Le seul moyen paisible étant, en la circonstance, d’en appeler à la conscience individuelle, avec une énergie inversement proportionnelle à celle déployée par Alexis de Tocqueville : car adopter une posture d’artiste n’est jamais neutre, socialement parlant. Pour le reste, face à de tels mécanismes ancestraux, seule la force de conviction intérieure des individus semble être à même de pouvoir provoquer cet embellissement inespéré du monde dont nous avons tous un absolu besoin…

NOTES :

* je mets ce terme entre guillemets parce qu’il ne me semble pas totalement adéquat ; et pourtant, aucun autre mot ne me vient spontanément à l’esprit pour désigner au plus près cette aspiration à une bienveillance collective universelle, clairement identifiée et partagée de tous.

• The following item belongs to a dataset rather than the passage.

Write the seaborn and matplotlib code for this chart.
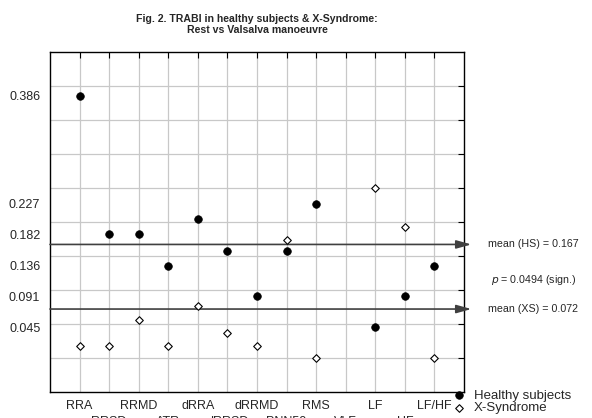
import numpy as np
import pandas as pd
import matplotlib
matplotlib.use("Agg")
import matplotlib.pyplot as plt
import seaborn as sns

categories = ["RRA", "RRSD", "RRMD", "ATR", "dRRA", "dRRSD", "dRRMD",
              "PNN50", "RMS", "VLF", "LF", "HF", "LF/HF"]
healthy = [0.386, 0.182, 0.182, 0.136, 0.204, 0.158, 0.091,
           0.158, 0.227, np.nan, 0.045, 0.091, 0.136]
xsyndrome = [0.018, 0.018, 0.056, 0.018, 0.076, 0.037, 0.018,
             0.173, 0.0, np.nan, 0.250, 0.192, 0.0]
ytick_labels = [0.045, 0.091, 0.136, 0.182, 0.227, 0.386]
mean_hs = 0.167
mean_xs = 0.072
p_value = "0.0494"

sns.set_style("white")
plt.rcParams["font.family"] = ["Liberation Sans", "DejaVu Sans"]

pos = np.arange(len(categories))
df = pd.DataFrame({
    "pos": np.concatenate([pos, pos]),
    "value": healthy + xsyndrome,
    "group": ["Healthy subjects"] * len(pos) + ["X-Syndrome"] * len(pos),
})

fig = plt.figure(figsize=(5.92, 4.18), dpi=100)
ax = fig.add_axes([50 / 592, 1 - 392 / 418, (464 - 50) / 592, (392 - 52) / 418])

hs = df[df.group == "Healthy subjects"]
xs = df[df.group == "X-Syndrome"]
sns.scatterplot(data=hs, x="pos", y="value", ax=ax, color="black", marker="o",
                s=30, edgecolor="black", linewidth=0.5, zorder=4,
                label="Healthy subjects")
sns.scatterplot(data=xs, x="pos", y="value", ax=ax, color="white", marker="D",
                s=15, edgecolor="black", linewidth=0.8, zorder=4,
                label="X-Syndrome")

ax.set_xlim(-1, len(categories))
ax.set_ylim(-0.05, 0.45)

# x ticks: two rows of labels
ax.set_xticks(pos)
xl = [c if i % 2 == 0 else "\n" + c for i, c in enumerate(categories)]
ax.set_xticklabels(xl, fontsize=9)
for i, t in enumerate(ax.get_xticklabels()):
    if i % 2 == 1:
        t.set_linespacing(1.45)
ax.set_xlabel("")
ax.set_ylabel("")

# y: gridlines at 0.05 multiples, labels at specific values
ax.set_yticks(np.arange(0, 0.401, 0.05))
ax.set_yticklabels([])
ax.set_yticks(ytick_labels, minor=True)
ax.set_yticklabels([f"{v:.3f}" for v in ytick_labels], minor=True, fontsize=9)
ax.tick_params(axis="y", which="minor", length=0, pad=7)
ax.tick_params(axis="both", which="major", direction="in", length=4,
               width=0.8, top=True, right=True, color="black")
ax.tick_params(axis="x", which="major", pad=6)

ax.grid(True, which="major", color="#c8c8c8", linewidth=0.9)
ax.set_axisbelow(True)
for s in ax.spines.values():
    s.set_visible(True)
    s.set_color("black")
    s.set_linewidth(1.0)

# mean lines with arrows
for m in (mean_hs, mean_xs):
    ax.annotate("", xy=(len(categories) + 0.25, m), xytext=(-1, m),
                xycoords="data", textcoords="data", annotation_clip=False,
                arrowprops=dict(arrowstyle="-|>,head_length=0.9,head_width=0.25",
                                color="#404040", lw=1.2, shrinkA=0, shrinkB=0),
                zorder=3)

fig.text(488 / 592, 1 - 244 / 418, f"mean (HS) = {mean_hs:.3f}", fontsize=7.7,
         va="center", ha="left")
fig.text(491 / 592, 1 - 280 / 418, r"$\it{p}$" + f" = {p_value} (sign.)",
         fontsize=7.7, va="center", ha="left")
fig.text(488 / 592, 1 - 309 / 418, f"mean (XS) = {mean_xs:.3f}", fontsize=7.7,
         va="center", ha="left")

fig.suptitle("Fig. 2. TRABI in healthy subjects & X-Syndrome:\nRest vs Valsalva manoeuvre",
             x=257 / 592, y=1 - 14 / 418, fontsize=7.6, fontweight="bold",
             va="top", linespacing=1.15)

leg = ax.legend(loc="upper left", bbox_to_anchor=(446 / 592, 1 - 384 / 418),
                bbox_transform=fig.transFigure, frameon=False, fontsize=9.5,
                handletextpad=0.5, borderaxespad=0, labelspacing=0.05,
                handlelength=1.2)

fig.savefig("out.png", dpi=100)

** collection Pluriel, éditions Arthème fayard, 2018.

*** le a- privatif désigne ici le sens littéral « d’absence intrinsèque d'esprit moral » (la morale étant, par définition, une donnée collective – ou à destination du collectif -) ; précisons que le texte de mon essai d'origine (parties I à IV) a été écrit au moment où des soutiens de Nicolas Sarkozy ont voulu réhabiliter l'image publique d'Alexis de Tocqueville, tout en cherchant à éluder de son discours sa portée partisane.